Dans une maîtrise parfaite de l’écriture vocale, ici pour 17 parties, le compositeur britannique connu dans la pop, la télévision et le cinéma, décrit musicalement quatre grandes étapes du pèlerinage de Saint-Jacques de Compostelle : Roncevaux, Burgos, Léon et Santiago.

Vérone entre modernisme et tradition

par


En cet été 2023, le Festival des Arènes de Vérone fête son centième anniversaire. En réalité, la première Aida y fut donnée le 10 août 1913 sous la direction de Tullio Serafin. Mais les années de guerre empêchèrent la mise sur pied de dix saisons entre 1915 et 1918 puis entre 1940 et 1945. L’Aida du centenaire implique donc une nouvelle production confiée à Stefano Poda qui, comme il le fait partout, conçoit mise en scène, décors, costumes, lumières et chorégraphie. Pour lui, cette œuvre  est l’histoire d’un monde en guerre qui fait de deux peuples frères des ennemis mortels. Verdi ne prend parti ni pour l’un, ni pour l’autre, mais se laisse émouvoir par la souffrance des victimes. La trame constitue un voyage dantesque qui part de l’enfer pour parvenir à la paix d’une vision extatique. Au lieu de façonner un chromo de l’Egypte antique, Stefano Poda qui, lors d’une visite au Musée Egyptien de Turin, a ressenti  le raffinement avant-gardiste de cette civilisation, se  laisse gagner par la volonté d’épurer les vieilles imagées dorées pour glisser vers un univers d’acier, d’argent, de miroir, de verre, de transparence. En résulte un monde froid et impitoyable, à la fois technologique comme le laser et primitif comme la glace. Au centre de la scène, une gigantesque main dont chaque doigt est actionné par un tracteur est censée représenter la puissance dont est doté l’homme, capable de tuer ou de créer, de frapper ou de s’élever. Les rayons laser en fuseau constituent une pyramide couronnée d’un ballon d’argent que, seuls, perçoivent les spectateurs des gradins qui sont suffisamment distants du plateau. En cette structure évoluent figurants et danseurs par dizaines qui s’écarteront au moment où le sol s’effrite pour faire apparaître les captifs éthiopiens en une image saisissante. Par contre, certains concepts sont difficilement explicables, comme l’alignement de cadavres momifiés dans les appartements d’Amneris ou le défilé de crinolines modern style en bordure de scène. Et le clou du spectacle est  assurément la scène finale où le tombeau enlisé dans le sable se mue en une pyramide s’élevant dans les cieux afin d’atteindre la sérénité dans l’au-delà… En conclusion, il faut bien admettre que ce visuel délibérément envahissant prétérite la musique.

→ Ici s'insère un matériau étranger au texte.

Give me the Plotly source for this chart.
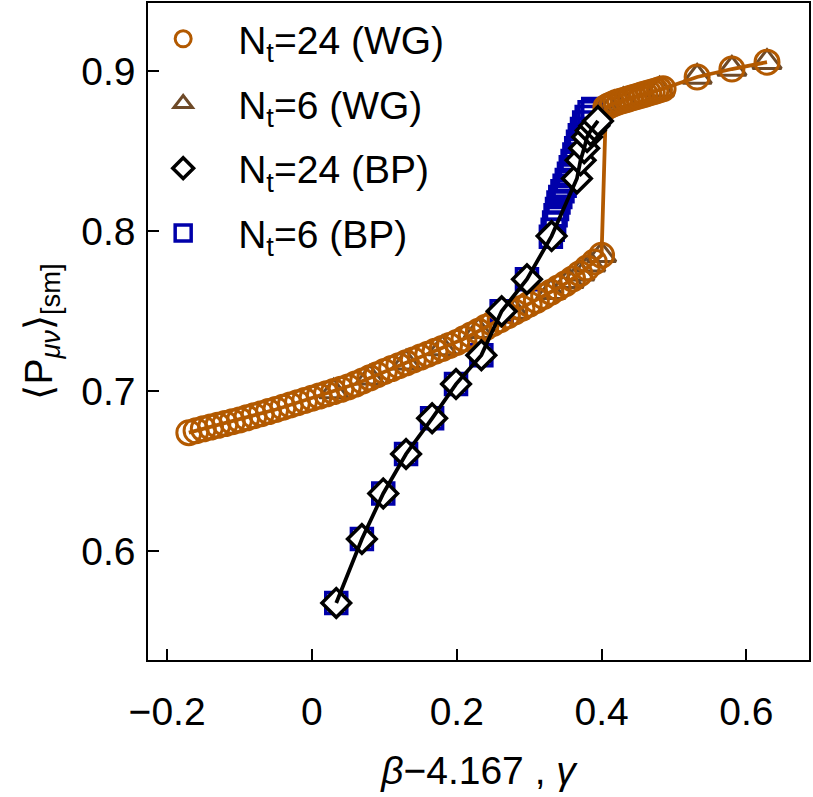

Néanmoins, dans la fosse d’orchestre, Daniel Oren remue ciel et terre pour éviter tout décalage avec le plateau en menant avec précision les forces chorales et l’effectif instrumental, de moyenne qualité par rapport aux précédentes saisons. Mais sa direction a le louable mérite de cultiver les nuances, allant même jusqu’au pianissimo le plus ténu pour les audacieux mélismes de l’acte III. Le Coro dell’Arena, préparé par un maestro chevronné comme Roberto Gabbiani, exhibe une remarquable homogénéité des registres. 

A la représentation du 23 août, Anna Pirozzi incarne Aida avec une vigueur de l’accent et une ampleur qui accentuent la charge pathétique de sa composition quelque peu monochrome. Car lui manquent les filati et les pianissimi qui traduiraient la nostalgie d’un monde perdu. L’on en dira de même de l’Amneris de Clémentine Margaine, taillée à coup de serpe, qui peine à suggérer la jalousie, car elle recourt continuellement au fortissimo pour traduire l’altière dignité de la fille des pharaons et sa propension à la vengeance. Guère convaincant, le Radamès de Gregory Kunde, mis en difficulté par le « Celeste Aida » initial, sans ligne de chant et sans fermeté de l’aigu, mais qui, dès la scène du triomphe, retrouvera peu à peu ses moyens afin de conclure par un dernier tableau porté par l’émotion. Par contre, l’Amonasro de Ludovic Tézier impressionne par la qualité du timbre et du legato mis au service d’un personnage de rare noblesse dans l’adversité. Aussi mauvais l’un que l’autre, le Ramfis de Rafal Siwak et le Roi de Romano Dal Zovo.  De bonne tenue, le Messager de Riccardo Rados et la Prêtresse de Yao Bohui.